Goiás 2, Imprensa 1
Aconteceu o seguinte na quarta-feira, dia 24 de novembro de 2010: estava programado para o estádio do Pacaembu, em São Paulo, o jogo entre o Palmeiras e o Goiás, classificatório para a Copa Sul-Americana. O Goiás, eliminado do Campeonato Brasileiro, entrou em campo já derrotado pela imprensa, principalmente a imprensa paulista. O Palmeiras, time de maior tradição, que tem como técnico o campeão mundial Luis Felipe Scolari, havia vencido a primeira partida por 1 a 0 e era apontado como o favorito absoluto por dez entre dez comentaristas.
Tudo referendado por planilhas, raciocínios “incontestáveis” e ponderações muito bem elaboradas.
Mas no futebol, além dos 22 jogadores e do trio de arbitragem, costuma entrar em campo o senhor Imponderável.
Ao final da partida, o Goiás festejava a classificação enquanto os jogadores do Palmeiras se recolhiam ao vestiário sob vaias de sua torcida.
E a imprensa? – Bom a imprensa faz, como sempre, aquela análise racional, suportada por planilhas e estatísticas: o Palmeiras perdeu porque jogou mal, o Goiás venceu porque jogou melhor.
A metáfora futebolística cai muito a propósito para a observação da imprensa em outros campos que não o do esporte.
Assim como os analistas do futebol retornam ao vídeo e às páginas dos jornais no dia seguinte tentando reconstruir seus prognósticos, muitas vezes se viu, nos últimos anos, a mídia tradicional se esforçando para reescrever previsões que não se concretizaram e projeções que a realidade contrariou.
Na economia e na política, como no futebol, o senhor Imponderável costuma marcar presença quando menos se espera, mas ele certamente vai definir o resultado da contenda sempre que os analistas se deixarem levar por preconceitos ou por seus próprios desejos.
No caso da partida em questão, na qual o placar acabou exibindo o resultado que os especialistas consideravam improvável, o senhor Imponderável se apresentou sob a forma de uma eficiência e uma dedicação inesperadas por parte dos jogadores goianos, derrotados de véspera pela imprensa e afetados em seu brio por terem sido subestimados.
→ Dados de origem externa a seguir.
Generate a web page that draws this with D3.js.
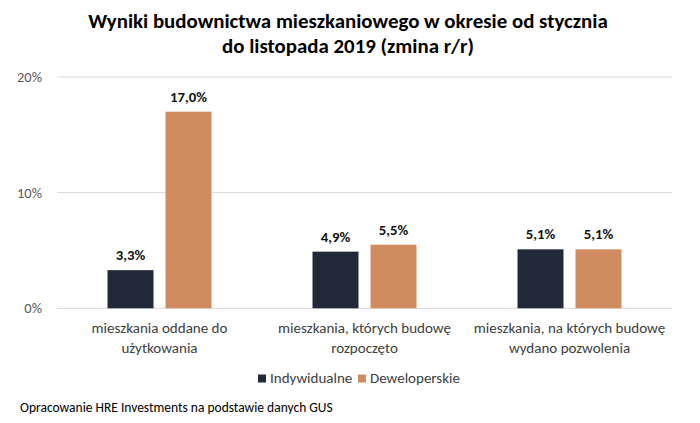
<!DOCTYPE html>
<html>
<head>
<meta charset="utf-8">
<script src="https://cdn.jsdelivr.net/npm/d3@7"></script>
<style>
  html, body { margin: 0; padding: 0; background: #fff; }
  svg { display: block; font-family: Carlito, Lato, sans-serif; }
</style>
</head>
<body>
<svg id="chart" width="700" height="423"></svg>
<script>
const titleLines = ["Wyniki budownictwa mieszkaniowego w okresie od stycznia", "do listopada 2019 (zmina r/r)"];
const categories = ["mieszkania oddane do użytkowania", "mieszkania, których budowę rozpoczęto", "mieszkania, na których budowę wydano pozwolenia"];
const categoryLines = [["mieszkania oddane do", "użytkowania"], ["mieszkania, których budowę", "rozpoczęto"], ["mieszkania, na których budowę", "wydano pozwolenia"]];
const seriesNames = ["Indywidualne", "Deweloperskie"];
const indywidualne = [3.3, 4.9, 5.1];
const deweloperskie = [17.0, 5.5, 5.1];
const yTicks = [0, 10, 20];
const footer = "Opracowanie HRE Investments na podstawie danych GUS";

const colors = ["#222a3a", "#d08b5e"];
const svg = d3.select("#chart");

// helper: fit font size so a text reaches a target width
function fitSize(text, weight, target) {
  const t = svg.append("text").attr("font-size", 100).attr("font-weight", weight).text(text);
  const w = t.node().getComputedTextLength();
  t.remove();
  return 100 * target / w;
}

const x0 = d3.scaleBand().domain(categories).range([57, 672]).padding(0);
const x1 = d3.scaleBand().domain(seriesNames).range([50.5, 154.5]).paddingInner(0.207).paddingOuter(0);
const y = d3.scaleLinear().domain([0, 20]).range([308.3, 77]);

// gridlines
svg.append("g").selectAll("line").data(yTicks).join("line")
  .attr("x1", 57).attr("x2", 672)
  .attr("y1", d => y(d)).attr("y2", d => y(d))
  .attr("stroke", "#d9d9d9").attr("stroke-width", 1);

// y axis labels
const tickSize = fitSize("20%", 400, 25);
const yAxis = d3.axisLeft(y).tickValues(yTicks).tickFormat(d => d + "%").tickSize(0).tickPadding(0);
const yg = svg.append("g").attr("transform", "translate(42,0)").call(yAxis);
yg.select(".domain").remove();
yg.selectAll("text").attr("font-size", tickSize).attr("fill", "#595959").attr("font-family", "Carlito, Lato, sans-serif");

// bars
const data = categories.map((c, i) => ({ cat: c, vals: [indywidualne[i], deweloperskie[i]] }));
const valSize = fitSize("17,0%", 700, 37);
const groups = svg.append("g").selectAll("g").data(data).join("g")
  .attr("transform", d => `translate(${x0(d.cat)},0)`);
groups.selectAll("rect").data(d => d.vals.map((v, j) => ({ s: seriesNames[j], v, j }))).join("rect")
  .attr("x", d => x1(d.s)).attr("width", x1.bandwidth())
  .attr("y", d => y(d.v)).attr("height", d => y(0) - y(d.v))
  .attr("fill", d => colors[d.j]);
groups.selectAll("text.val").data(d => d.vals.map((v, j) => ({ s: seriesNames[j], v, j }))).join("text")
  .attr("class", "val")
  .attr("x", d => x1(d.s) + x1.bandwidth() / 2)
  .attr("y", d => y(d.v) - 10)
  .attr("text-anchor", "middle")
  .attr("font-weight", 700).attr("font-size", valSize).attr("fill", "#111")
  .text(d => d.v.toFixed(1).replace(".", ",") + "%");

// category labels
const catSize = fitSize("mieszkania oddane do", 400, 136);
categoryLines.forEach((lines, i) => {
  const cx = x0(categories[i]) + x0.bandwidth() / 2;
  lines.forEach((ln, k) => {
    svg.append("text").attr("x", cx).attr("y", 333 + k * 20)
      .attr("text-anchor", "middle").attr("font-size", catSize).attr("fill", "#404040")
      .text(ln);
  });
});

// legend
const legSize = fitSize("Deweloperskie", 400, 90);
const legX = [258, 358];
seriesNames.forEach((s, i) => {
  svg.append("rect").attr("x", legX[i]).attr("y", 374.5).attr("width", 8).attr("height", 8).attr("fill", colors[i]);
  svg.append("text").attr("x", legX[i] + 12).attr("y", 383).attr("font-size", legSize).attr("fill", "#404040").text(s);
});

// title
const titleSize = fitSize(titleLines[0], 700, 520);
titleLines.forEach((t, k) => {
  svg.append("text").attr("x", 348).attr("y", 28 + k * 25)
    .attr("text-anchor", "middle").attr("font-weight", 700).attr("font-size", titleSize).attr("fill", "#000")
    .text(t);
});

// footer
const footSize = fitSize(footer, 400, 313);
svg.append("text").attr("x", 20).attr("y", 412).attr("font-size", footSize).attr("fill", "#000").text(footer);
</script>
</body>
</html>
Certamente também foi influente o peso excessivo do técnico Scolari sobre seus comandados, a inibir a iniciativa dos jogadores palmeirenses quando eles precisavam reagir ao resultado adverso.
Mas não se pode descartar a hipótese de que os jornalistas erraram seus prognósticos simplesmente porque se comportaram como torcedores.
Lustrando a bola de cristal
Assim tem sido também em outros campos.
A imprensa tradicional passou os últimos oito anos torcendo contra a equipe que se alinhou no quadrilátero formado pelo Palácio do Planalto e a Esplanada dos Ministérios no dia 1o. de janeiro de 2003.
Nesse periodo, não houve jogada que não tenha merecido comentários negativos por parte dos analistas da política e da economia, de modo genérico.
Aos poucos, aqueles profissionais que procuravam manter o espírito crítico dissociado de suas preferências políticas foram perdendo espaço e a mídia acabou sendo ocupada por um monopólio opinativo conservador e monotemático.
Desde as primeiras medidas de implantação das políticas sociais, com o programa Fome Zero, depois incorporado ao conjunto de iniciativas para a transferência direta de renda, analistas de variadas especialidades se revezaram na tarefa de desacreditar essa estratégia.
A expressão “clientelismo”, originada no velho esquerdismo, foi apropriada por jornalistas conservadores para condenar aquilo que consideravam desperdício do dinheiro público.
Páginas e páginas foram dedicadas a “denunciar” eventos pontuais de desvio de verbas dos programas sociais, como no caso de beneficiários que usavam o dinheiro para comprar cigarros ou bebidas.
Três anos depois de implantadas essas políticas, pesquisadores começaram a demonstrar que a transferência direta de renda, sob condições, produzia resultados econômicos relevantes e duradouros.
A popularidade do presidente da República subiu na proporção em que milhões de cidadãos eram resgatados da miséria.
Ele chega ao final do seu segundo mandato com um índice de aprovação jamais alcançado por outro mandatário da nação em qualquer tempo, e com o crédito de haver promovido, pela primeira vez na História do país, um fenômeno consistente de mobilidade social.
A imprensa de modo geral errou também ao profetizar a volta da inflação – ou já se esqueceram da “inflação de alimentos” de 2007? – errou ao abrigar a avaliação de que o projeto do etanol iria destruir as lavouras de alimentos, e faltam tempo e espaço para alinhar tantos outros equívocos.
Agora a mídia tradicional começa a publicar seus prognósticos sobre o futuro governo de Dilma Rousseff.
Que tal os observadores da imprensa começarem a colecionar essas figurinhas?